LOS ANGELES – Chiapas state officials arrested 14 “traditionalist Catholics” following the destruction on Sunday (July 22) of an evangelical church in a community of San Juan Chamula, near San Cristobal de las Casas, in Mexico’s Chiapas state.
State Public Security officers arrested several of the traditionalist Catholics, who practice a blend of traditional Mayan religion and Roman Catholicism, for tearing down Prince of Peace Pentecostal Church in Nishnamtic, evangelical pastor and attorney Esdras Alonso Gonzalez told Compass.
In retaliation, Nishnamtic village bosses or caciques on Sunday jailed five evangelicals; those officials in turn were arrested early Monday morning and the Christians freed, according to the state attorney general’s office.
Undaunted, according to the attorney general’s office, Nishnamtic traditionalist Catholics on Monday (July 23) then illegally locked up seven evangelical women, including one carrying her 9-month-old baby, in the municipal jail of San Juan Chamula. Authorities in turn rescued the women and infant, the attorney general’s office said in a statement.
“The seven women were detained on Monday morning by traditionalist Catholics in response to the rescue operation of the five evangelicals in Nishnamtic,” according to the attorney general’s office. For this reason, it added, the state government arrested the additional village officials.
In all, according to the state attorney general’s office, Public Security officers arrested 14 traditionalist Catholics, including seven Nishnamtic officials.
The Chiapas attorney general’s statement makes no mention of the church demolition, saying only that in coordination with Ministry of Public Security officers it rescued the evangelicals from traditionalist Catholics who had jailed them for “refusing to pay the fees for the patron saint festivals of the town.”
“For this reason,” the statement continues, “the traditionalist Catholic authorities had denied them [the evangelicals] access to potable water and education services.”

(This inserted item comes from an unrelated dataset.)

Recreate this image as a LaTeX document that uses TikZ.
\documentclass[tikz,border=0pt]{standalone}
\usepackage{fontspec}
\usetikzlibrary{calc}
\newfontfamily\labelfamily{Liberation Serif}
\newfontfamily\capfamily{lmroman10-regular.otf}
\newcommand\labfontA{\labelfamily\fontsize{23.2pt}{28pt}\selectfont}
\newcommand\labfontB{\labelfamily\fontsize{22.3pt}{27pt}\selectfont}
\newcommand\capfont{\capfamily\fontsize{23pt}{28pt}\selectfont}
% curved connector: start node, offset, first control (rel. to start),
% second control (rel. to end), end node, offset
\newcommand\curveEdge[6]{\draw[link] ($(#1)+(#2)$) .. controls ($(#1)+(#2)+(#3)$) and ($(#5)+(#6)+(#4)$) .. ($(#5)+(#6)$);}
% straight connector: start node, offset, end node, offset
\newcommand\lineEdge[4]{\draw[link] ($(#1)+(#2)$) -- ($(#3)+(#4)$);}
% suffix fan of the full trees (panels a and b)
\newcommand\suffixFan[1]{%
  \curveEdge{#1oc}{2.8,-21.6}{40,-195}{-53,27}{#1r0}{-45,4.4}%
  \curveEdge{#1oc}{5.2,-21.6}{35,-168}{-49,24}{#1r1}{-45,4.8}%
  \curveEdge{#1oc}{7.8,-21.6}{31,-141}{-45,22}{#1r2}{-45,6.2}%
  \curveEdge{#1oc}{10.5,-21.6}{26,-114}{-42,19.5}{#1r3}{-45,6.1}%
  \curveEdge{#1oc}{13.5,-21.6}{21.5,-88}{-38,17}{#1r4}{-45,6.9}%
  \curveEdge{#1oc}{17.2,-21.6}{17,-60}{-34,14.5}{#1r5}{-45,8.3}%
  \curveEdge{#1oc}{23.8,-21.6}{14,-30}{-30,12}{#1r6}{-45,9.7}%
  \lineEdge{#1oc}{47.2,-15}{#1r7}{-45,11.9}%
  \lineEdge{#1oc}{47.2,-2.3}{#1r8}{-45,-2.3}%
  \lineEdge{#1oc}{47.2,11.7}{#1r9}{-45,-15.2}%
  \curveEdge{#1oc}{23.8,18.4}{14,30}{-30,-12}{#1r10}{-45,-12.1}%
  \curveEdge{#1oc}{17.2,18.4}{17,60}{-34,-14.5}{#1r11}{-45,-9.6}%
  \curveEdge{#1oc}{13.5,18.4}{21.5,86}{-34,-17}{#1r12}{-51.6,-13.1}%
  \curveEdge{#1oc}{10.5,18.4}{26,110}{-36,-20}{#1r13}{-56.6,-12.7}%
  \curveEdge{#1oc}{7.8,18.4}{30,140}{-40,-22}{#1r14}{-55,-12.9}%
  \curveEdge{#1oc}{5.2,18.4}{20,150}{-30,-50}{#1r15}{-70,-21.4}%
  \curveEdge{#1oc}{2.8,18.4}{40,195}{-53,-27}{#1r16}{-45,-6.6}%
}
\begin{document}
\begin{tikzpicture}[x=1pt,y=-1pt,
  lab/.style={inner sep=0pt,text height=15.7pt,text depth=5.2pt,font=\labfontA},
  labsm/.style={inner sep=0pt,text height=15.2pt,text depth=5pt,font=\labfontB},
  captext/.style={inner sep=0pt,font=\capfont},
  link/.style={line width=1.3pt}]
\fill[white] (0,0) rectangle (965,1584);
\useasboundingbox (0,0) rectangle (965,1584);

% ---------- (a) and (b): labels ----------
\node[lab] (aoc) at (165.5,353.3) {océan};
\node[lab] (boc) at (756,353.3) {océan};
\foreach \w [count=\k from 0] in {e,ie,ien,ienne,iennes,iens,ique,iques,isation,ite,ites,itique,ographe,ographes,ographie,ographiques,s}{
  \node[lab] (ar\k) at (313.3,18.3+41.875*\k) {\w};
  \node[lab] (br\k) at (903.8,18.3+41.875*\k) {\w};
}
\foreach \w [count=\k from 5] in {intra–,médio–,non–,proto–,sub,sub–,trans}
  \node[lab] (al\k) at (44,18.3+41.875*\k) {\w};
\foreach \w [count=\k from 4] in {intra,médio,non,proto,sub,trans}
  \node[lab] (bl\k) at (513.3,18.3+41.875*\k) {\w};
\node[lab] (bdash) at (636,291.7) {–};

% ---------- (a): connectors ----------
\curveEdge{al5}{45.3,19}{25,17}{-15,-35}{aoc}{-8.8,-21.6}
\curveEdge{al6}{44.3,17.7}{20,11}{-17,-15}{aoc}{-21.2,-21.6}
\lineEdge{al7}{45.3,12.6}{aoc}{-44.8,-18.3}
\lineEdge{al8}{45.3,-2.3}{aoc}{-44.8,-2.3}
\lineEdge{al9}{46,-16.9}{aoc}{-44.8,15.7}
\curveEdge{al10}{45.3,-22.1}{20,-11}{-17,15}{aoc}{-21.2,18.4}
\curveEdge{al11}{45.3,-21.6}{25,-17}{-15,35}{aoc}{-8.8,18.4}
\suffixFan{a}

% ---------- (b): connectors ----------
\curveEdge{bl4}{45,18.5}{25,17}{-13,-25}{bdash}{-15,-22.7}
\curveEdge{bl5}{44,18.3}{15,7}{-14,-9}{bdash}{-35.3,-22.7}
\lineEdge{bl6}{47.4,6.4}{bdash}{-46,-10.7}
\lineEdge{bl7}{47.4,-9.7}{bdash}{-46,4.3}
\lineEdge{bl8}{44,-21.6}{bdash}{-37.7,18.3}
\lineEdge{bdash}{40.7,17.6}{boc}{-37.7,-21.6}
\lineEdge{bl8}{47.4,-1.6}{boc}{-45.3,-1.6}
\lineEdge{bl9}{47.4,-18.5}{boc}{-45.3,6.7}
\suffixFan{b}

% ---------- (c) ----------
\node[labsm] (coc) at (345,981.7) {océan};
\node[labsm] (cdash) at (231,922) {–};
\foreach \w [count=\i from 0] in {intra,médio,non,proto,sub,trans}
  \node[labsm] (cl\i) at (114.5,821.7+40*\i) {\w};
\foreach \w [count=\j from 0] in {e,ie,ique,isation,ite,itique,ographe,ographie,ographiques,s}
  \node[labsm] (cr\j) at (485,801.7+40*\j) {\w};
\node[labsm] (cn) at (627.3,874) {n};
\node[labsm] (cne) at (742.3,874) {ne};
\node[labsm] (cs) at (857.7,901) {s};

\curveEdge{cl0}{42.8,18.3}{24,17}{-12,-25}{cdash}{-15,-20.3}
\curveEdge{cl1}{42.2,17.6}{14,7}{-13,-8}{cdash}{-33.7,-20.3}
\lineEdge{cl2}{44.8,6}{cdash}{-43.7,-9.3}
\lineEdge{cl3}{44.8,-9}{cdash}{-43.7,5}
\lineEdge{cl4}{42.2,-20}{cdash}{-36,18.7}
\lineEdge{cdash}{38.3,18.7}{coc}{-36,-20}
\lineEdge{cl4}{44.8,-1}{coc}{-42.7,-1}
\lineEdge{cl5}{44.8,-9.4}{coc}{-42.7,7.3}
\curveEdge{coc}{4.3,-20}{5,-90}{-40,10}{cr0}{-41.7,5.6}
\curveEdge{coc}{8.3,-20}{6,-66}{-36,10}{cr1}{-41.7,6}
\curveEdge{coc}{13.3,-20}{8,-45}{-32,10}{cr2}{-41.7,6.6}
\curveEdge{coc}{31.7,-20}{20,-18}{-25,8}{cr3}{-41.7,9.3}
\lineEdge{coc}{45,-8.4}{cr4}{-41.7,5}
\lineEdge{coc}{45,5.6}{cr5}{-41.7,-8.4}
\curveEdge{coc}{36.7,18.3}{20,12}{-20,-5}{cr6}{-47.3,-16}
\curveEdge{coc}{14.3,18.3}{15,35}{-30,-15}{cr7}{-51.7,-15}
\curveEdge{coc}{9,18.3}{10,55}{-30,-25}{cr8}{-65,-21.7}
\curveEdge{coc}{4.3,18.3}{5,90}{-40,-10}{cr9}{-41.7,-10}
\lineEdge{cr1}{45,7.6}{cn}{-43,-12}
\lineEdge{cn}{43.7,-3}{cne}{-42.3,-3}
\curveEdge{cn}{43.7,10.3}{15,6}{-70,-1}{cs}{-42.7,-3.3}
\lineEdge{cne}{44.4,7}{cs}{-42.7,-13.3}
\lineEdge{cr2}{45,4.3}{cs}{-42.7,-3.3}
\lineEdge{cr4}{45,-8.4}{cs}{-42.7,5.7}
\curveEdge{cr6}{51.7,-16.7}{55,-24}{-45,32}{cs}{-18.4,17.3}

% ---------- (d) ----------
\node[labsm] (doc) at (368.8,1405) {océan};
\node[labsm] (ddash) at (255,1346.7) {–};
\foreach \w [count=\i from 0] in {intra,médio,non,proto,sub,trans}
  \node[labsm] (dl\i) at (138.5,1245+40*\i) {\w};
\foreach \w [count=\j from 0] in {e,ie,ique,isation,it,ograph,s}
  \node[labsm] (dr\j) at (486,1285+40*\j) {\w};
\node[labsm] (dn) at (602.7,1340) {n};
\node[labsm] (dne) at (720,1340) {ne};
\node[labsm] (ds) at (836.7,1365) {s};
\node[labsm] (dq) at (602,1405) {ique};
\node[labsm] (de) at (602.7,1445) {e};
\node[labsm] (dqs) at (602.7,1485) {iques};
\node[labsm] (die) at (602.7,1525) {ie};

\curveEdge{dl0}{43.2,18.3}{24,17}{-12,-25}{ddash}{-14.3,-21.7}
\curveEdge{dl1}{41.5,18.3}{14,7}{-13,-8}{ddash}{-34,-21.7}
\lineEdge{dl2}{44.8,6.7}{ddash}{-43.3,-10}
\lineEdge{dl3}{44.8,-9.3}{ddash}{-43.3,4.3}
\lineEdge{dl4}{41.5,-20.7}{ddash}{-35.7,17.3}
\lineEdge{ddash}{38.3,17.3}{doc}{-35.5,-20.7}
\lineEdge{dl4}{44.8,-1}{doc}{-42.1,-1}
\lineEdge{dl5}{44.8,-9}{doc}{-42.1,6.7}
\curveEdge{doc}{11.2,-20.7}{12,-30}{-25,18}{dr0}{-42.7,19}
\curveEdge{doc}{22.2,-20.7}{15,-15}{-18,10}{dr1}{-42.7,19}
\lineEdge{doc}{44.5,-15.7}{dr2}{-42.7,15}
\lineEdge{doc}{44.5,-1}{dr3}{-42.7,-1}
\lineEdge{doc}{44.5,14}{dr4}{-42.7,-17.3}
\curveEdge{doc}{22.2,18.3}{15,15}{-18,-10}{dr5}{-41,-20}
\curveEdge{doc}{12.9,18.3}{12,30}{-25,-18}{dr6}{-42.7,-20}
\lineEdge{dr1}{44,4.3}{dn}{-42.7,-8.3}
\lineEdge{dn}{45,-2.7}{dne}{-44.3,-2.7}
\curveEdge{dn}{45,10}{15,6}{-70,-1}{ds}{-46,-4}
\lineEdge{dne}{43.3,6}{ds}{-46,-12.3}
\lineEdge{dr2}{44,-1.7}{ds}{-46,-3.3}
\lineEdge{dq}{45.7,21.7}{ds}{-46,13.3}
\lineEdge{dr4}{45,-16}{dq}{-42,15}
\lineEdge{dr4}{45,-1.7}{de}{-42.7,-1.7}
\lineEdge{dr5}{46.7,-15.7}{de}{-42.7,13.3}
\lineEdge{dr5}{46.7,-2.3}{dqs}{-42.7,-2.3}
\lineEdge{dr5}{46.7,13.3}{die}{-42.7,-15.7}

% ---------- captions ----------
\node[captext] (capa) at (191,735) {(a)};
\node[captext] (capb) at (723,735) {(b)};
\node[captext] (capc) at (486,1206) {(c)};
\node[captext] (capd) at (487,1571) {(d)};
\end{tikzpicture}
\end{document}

Alonso noted, “The government statement doesn’t make any mention of it, but the arrest of the traditionalist Catholic caciques has to do with the destruction of the church. At three in the afternoon they went to destroy the church, and they jailed the brethren until they were rescued.”
The attorney general’s office notes that state officials were able to negotiate peacefully with the indigenous authorities of Nishnamtic for the release of the evangelicals. Those freed were seven women – Paulina Pérez Díaz, Dominga Hernández Patishtán, María Gómez Pérez, Verónica Gómez Ruíz, Verónica Gómez López, Verónica Hernández López, Teresa Hernández Gómez – and the 9-month-old infant, Elías Hernández Gómez.